◆ RECORDED DATA
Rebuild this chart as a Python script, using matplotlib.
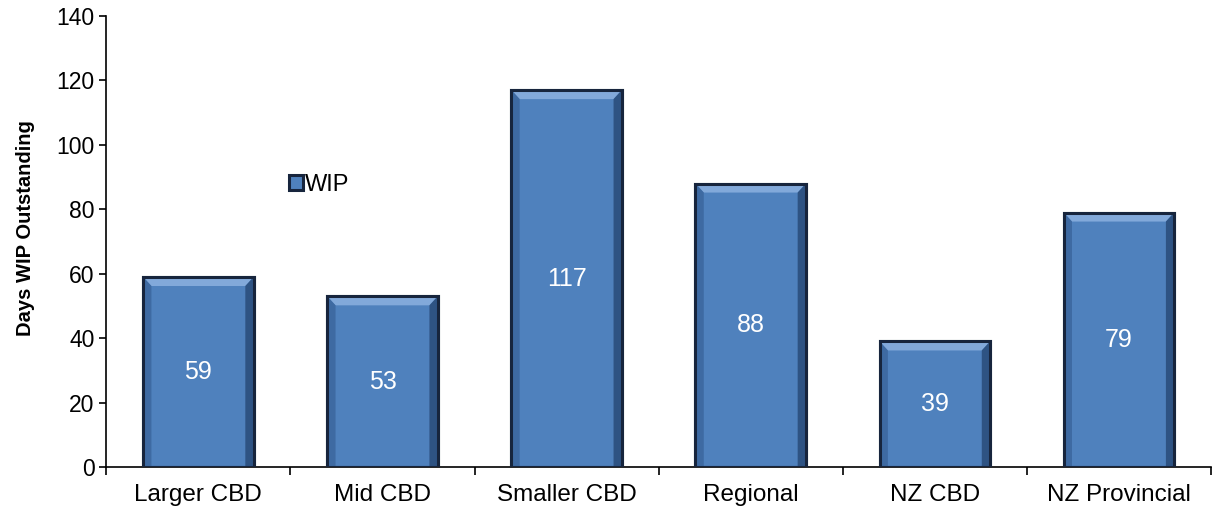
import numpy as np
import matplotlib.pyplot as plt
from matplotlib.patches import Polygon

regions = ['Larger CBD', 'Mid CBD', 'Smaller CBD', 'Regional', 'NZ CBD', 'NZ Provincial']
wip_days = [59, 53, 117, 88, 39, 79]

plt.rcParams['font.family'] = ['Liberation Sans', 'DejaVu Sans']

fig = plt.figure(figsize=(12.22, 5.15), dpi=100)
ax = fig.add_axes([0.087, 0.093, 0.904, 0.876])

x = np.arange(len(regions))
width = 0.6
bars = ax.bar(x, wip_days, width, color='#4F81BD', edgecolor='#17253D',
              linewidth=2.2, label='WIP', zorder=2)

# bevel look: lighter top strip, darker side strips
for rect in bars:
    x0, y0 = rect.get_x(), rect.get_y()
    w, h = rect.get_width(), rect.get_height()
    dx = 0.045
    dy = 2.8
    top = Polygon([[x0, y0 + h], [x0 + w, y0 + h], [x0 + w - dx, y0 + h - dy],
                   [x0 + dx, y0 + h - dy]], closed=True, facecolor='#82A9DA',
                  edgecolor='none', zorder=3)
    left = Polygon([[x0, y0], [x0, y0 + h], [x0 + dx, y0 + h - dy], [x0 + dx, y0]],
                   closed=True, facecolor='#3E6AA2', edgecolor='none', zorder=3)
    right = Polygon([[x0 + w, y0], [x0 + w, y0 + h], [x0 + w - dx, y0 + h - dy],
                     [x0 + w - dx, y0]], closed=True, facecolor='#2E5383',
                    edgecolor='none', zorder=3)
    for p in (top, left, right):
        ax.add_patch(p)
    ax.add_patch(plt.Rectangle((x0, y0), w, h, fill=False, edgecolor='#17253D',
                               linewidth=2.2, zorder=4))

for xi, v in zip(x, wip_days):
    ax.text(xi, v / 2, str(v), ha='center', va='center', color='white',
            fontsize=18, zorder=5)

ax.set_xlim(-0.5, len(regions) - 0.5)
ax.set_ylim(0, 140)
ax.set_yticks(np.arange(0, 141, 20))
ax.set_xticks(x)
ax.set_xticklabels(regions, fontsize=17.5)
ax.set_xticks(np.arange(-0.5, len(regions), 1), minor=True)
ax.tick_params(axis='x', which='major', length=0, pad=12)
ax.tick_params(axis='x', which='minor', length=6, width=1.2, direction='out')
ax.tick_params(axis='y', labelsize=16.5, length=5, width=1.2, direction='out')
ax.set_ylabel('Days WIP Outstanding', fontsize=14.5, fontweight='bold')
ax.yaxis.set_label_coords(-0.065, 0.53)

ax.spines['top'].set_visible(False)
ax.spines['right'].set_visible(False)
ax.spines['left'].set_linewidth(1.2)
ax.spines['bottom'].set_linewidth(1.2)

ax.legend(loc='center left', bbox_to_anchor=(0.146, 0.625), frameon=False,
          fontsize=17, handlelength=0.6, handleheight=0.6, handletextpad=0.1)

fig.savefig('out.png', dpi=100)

◆ TASK BRIEF
Return, unchanged, the lines from the first line of the material through the line that holds "linewidth=2.2, label='WIP', zorder=2)", inclusive, omitting pictures.

◆ WORKED ANSWER
Rebuild this chart as a Python script, using matplotlib.
import numpy as np
import matplotlib.pyplot as plt
from matplotlib.patches import Polygon

regions = ['Larger CBD', 'Mid CBD', 'Smaller CBD', 'Regional', 'NZ CBD', 'NZ Provincial']
wip_days = [59, 53, 117, 88, 39, 79]

plt.rcParams['font.family'] = ['Liberation Sans', 'DejaVu Sans']

fig = plt.figure(figsize=(12.22, 5.15), dpi=100)
ax = fig.add_axes([0.087, 0.093, 0.904, 0.876])

x = np.arange(len(regions))
width = 0.6
bars = ax.bar(x, wip_days, width, color='#4F81BD', edgecolor='#17253D',
              linewidth=2.2, label='WIP', zorder=2)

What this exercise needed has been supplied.